We are starting to see many reviews, video of people benchmarking the i9 9900k with the Vega 48. This is great and actually being extremely indicative and so fat I have only seen 1 case where the fans ramp up and can be properly heard and no thermal throttle at all.

BUT for me, the i9 is a little bit of overdoing it. I don't really do that much heave loaded work. Maybe running some R scripts, maybe a bit of photo editing, but that's about it, so I'm really interested in seeing some i5 results.

Anyone who has received the i5 (ideally both 580x and Vega as I need to chose one as I do like a bit of gaming) can run some Geekbench and cinebench with the intel CPU app open to see how it performs?

Cheers
 
That's the one I am waiting for too. The i9 Vega combo is a bit out of my league and needs, so yeah curious before I hit the order button.

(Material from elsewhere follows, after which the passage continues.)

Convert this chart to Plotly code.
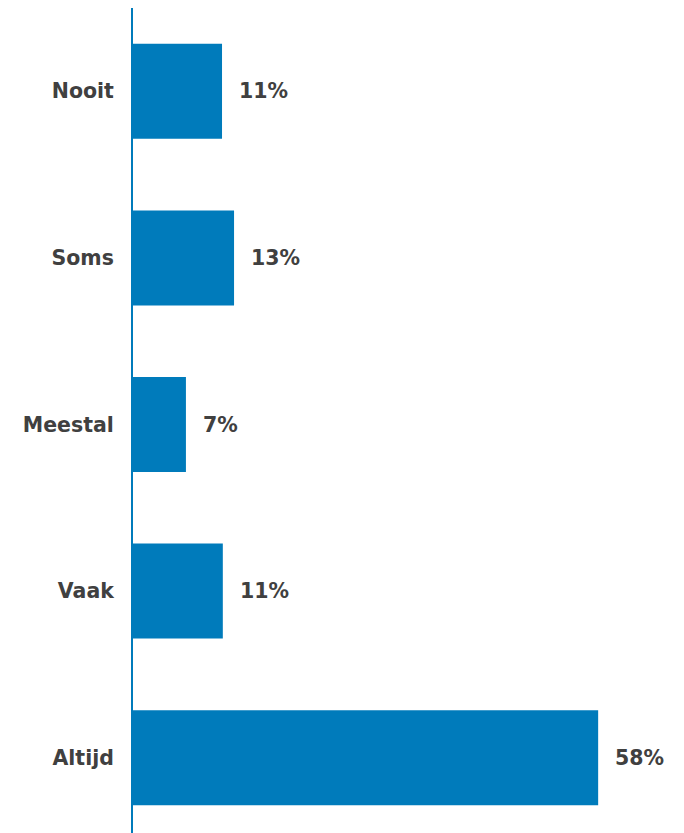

Agree here, I Do want to upgrade one of the 2, GPU or CPU, but really need to decide on which.

For now I Know the i9 is not ramping the fans nor getting "too" hot. but again, thats with the vega 48. Everyone seems to be able to put down the money for the max config and no one even bother with i9 prox 580x, and even less with the 9600K?
 
Everyone seems to be able to put down the money for the max config and no one even bother with i9 prox 580x, and even less with the 9600K?

I don't understand that myself. The BTO prices are simply unfair - most of the time I rule them out simply on principle. It should not be more to add something via BTO than I can go out and buy the part for retail.

This time around I found the top model (w) 512GB SSD to be a pretty good value and not wholly unfair, so I went with that one.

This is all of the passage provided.